1993 Comparative Number Theory

Topics in comparative number theory (Giuliana Davidoff).

Davidoff's students were Caroline Osowski (Mount Holyoke '93, M.A. in Mathematics, Mount Holyoke 1994), Yi Wang (Bryn Mawr '94, who became a graduate student in the Ph.D. program in Operations Research at MIT), Jennifer vanden Eynden (University of Illinois '94, who became a graduate student in the Ph.D. program in Mathematics at the University of California, San Diego), and Nancy Wrinkle (Barnard '94).

The project examined some old and some new questions about distributions of primes among residue classes with a given difference k. Define a function \pi(x,k,a) which counts prime numbers in the arithmetic progression a + kd by \pi(x,k,a) = # { p less than or equal to x such that p is a prime and p = a+kd for some integer d }. In the first and most widely recognized result in the study of finer comparisons of primes among progressions, Littlewood proved that the difference \pi(x,4,3) - \pi(x,4,1) changes sign infinitely often as x becomes large. About 50 years later Knapowski and Turan asked, among other things, whether this same oscillatory behavior exists for any residue classes a and b for a given arbitrary modulus k. They were able to answer many questions, but the general result remained unknown, even for small k.
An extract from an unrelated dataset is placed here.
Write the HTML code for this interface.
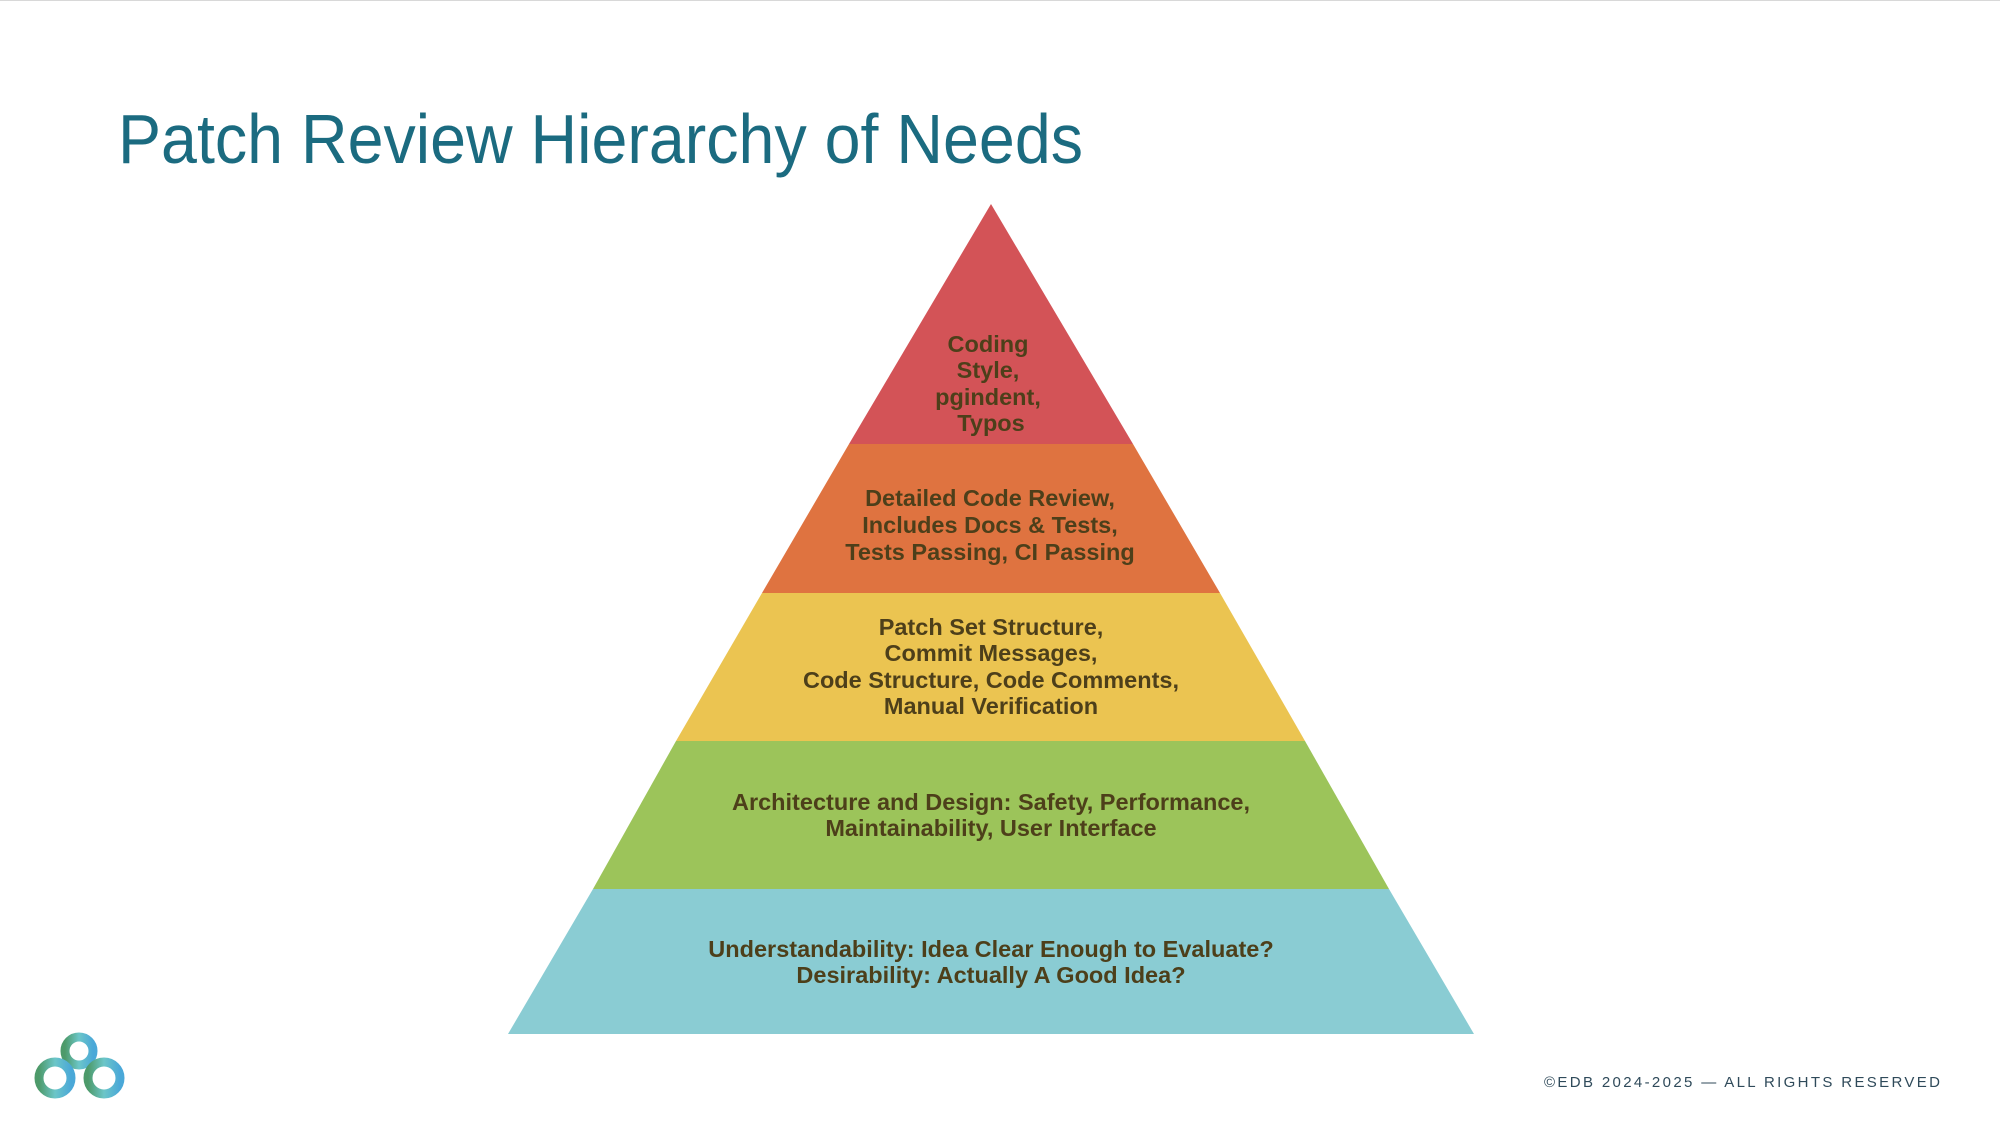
<!DOCTYPE html>
<html><head><meta charset="utf-8"><style>
html,body{margin:0;padding:0;background:#fff;}
body{width:2000px;height:1125px;overflow:hidden;position:relative;font-family:"Liberation Sans",sans-serif;}
</style></head><body>
<svg width="2000" height="1125" viewBox="0 0 2000 1125" xmlns="http://www.w3.org/2000/svg" style="position:absolute;left:0;top:0">
<line x1="0" y1="0.5" x2="2000" y2="0.5" stroke="#d8d8d8" stroke-width="1"/>
<text x="118" y="163" font-family="Liberation Sans, sans-serif" font-size="70" fill="#1b6b80" textLength="965" lengthAdjust="spacingAndGlyphs">Patch Review Hierarchy of Needs</text>
<polygon points="991,204 1133,444 849,444" fill="#d35357"/>
<polygon points="849,444 1133,444 1220,593 762,593" fill="#df7340"/>
<polygon points="762,593 1220,593 1305,741 676,741" fill="#ebc451"/>
<polygon points="676,741 1305,741 1389,889 593,889" fill="#9cc45a"/>
<polygon points="593,889 1389,889 1474,1034 508,1034" fill="#8accd3"/>
<g font-family="Liberation Sans, sans-serif" font-weight="bold" font-size="23.5" fill="#4d3f1a" text-anchor="middle">
<text x="988" y="352">Coding</text>
<text x="988" y="378">Style,</text>
<text x="988" y="405">pgindent,</text>
<text x="991" y="431">Typos</text>
<text x="990" y="506">Detailed Code Review,</text>
<text x="990" y="533">Includes Docs &amp; Tests,</text>
<text x="990" y="560">Tests Passing, CI Passing</text>
<text x="991" y="635">Patch Set Structure,</text>
<text x="991" y="661">Commit Messages,</text>
<text x="991" y="688">Code Structure, Code Comments,</text>
<text x="991" y="714">Manual Verification</text>
<text x="991" y="810">Architecture and Design: Safety, Performance,</text>
<text x="991" y="836">Maintainability, User Interface</text>
<text x="991" y="957">Understandability: Idea Clear Enough to Evaluate?</text>
<text x="991" y="983">Desirability: Actually A Good Idea?</text>
</g>
<text x="1544" y="1087" font-family="Liberation Sans, sans-serif" font-size="15" fill="#2f4a5a" textLength="396" lengthAdjust="spacing">©EDB 2024-2025 — ALL RIGHTS RESERVED</text>
<defs>
<linearGradient id="lg" x1="0" y1="0" x2="1" y2="0">
<stop offset="0" stop-color="#4d9a6a"/><stop offset="0.5" stop-color="#6cc6c8"/><stop offset="1" stop-color="#4aa8d8"/>
</linearGradient>
</defs>
<g fill="none" stroke="url(#lg)" stroke-width="9">
<circle cx="79" cy="1051" r="14"/>
<circle cx="55" cy="1078" r="16"/>
<circle cx="104" cy="1078" r="16"/>
</g>
</svg>
</body></html>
Our research project focused on further investigations both of the generalization introduced by Knapowski and Turan and of our own apparently new one which asked about the oscillatory behavior of another difference function. Using further work of Bays, Hudson, Spira, and Stark on the first generalization, along with new calculations of zeroes of L-functions done recently by Rumely together with our own numerical work, we were able to prove that this new difference changes sign infinitely often in many cases. Extending the work of this summer research project, Peter Sarnak and his thesis student, Michael Rubenstein, have recently settled Knapowski and Turan's question in proving, among other results, that these difference functions change sign infinitely often.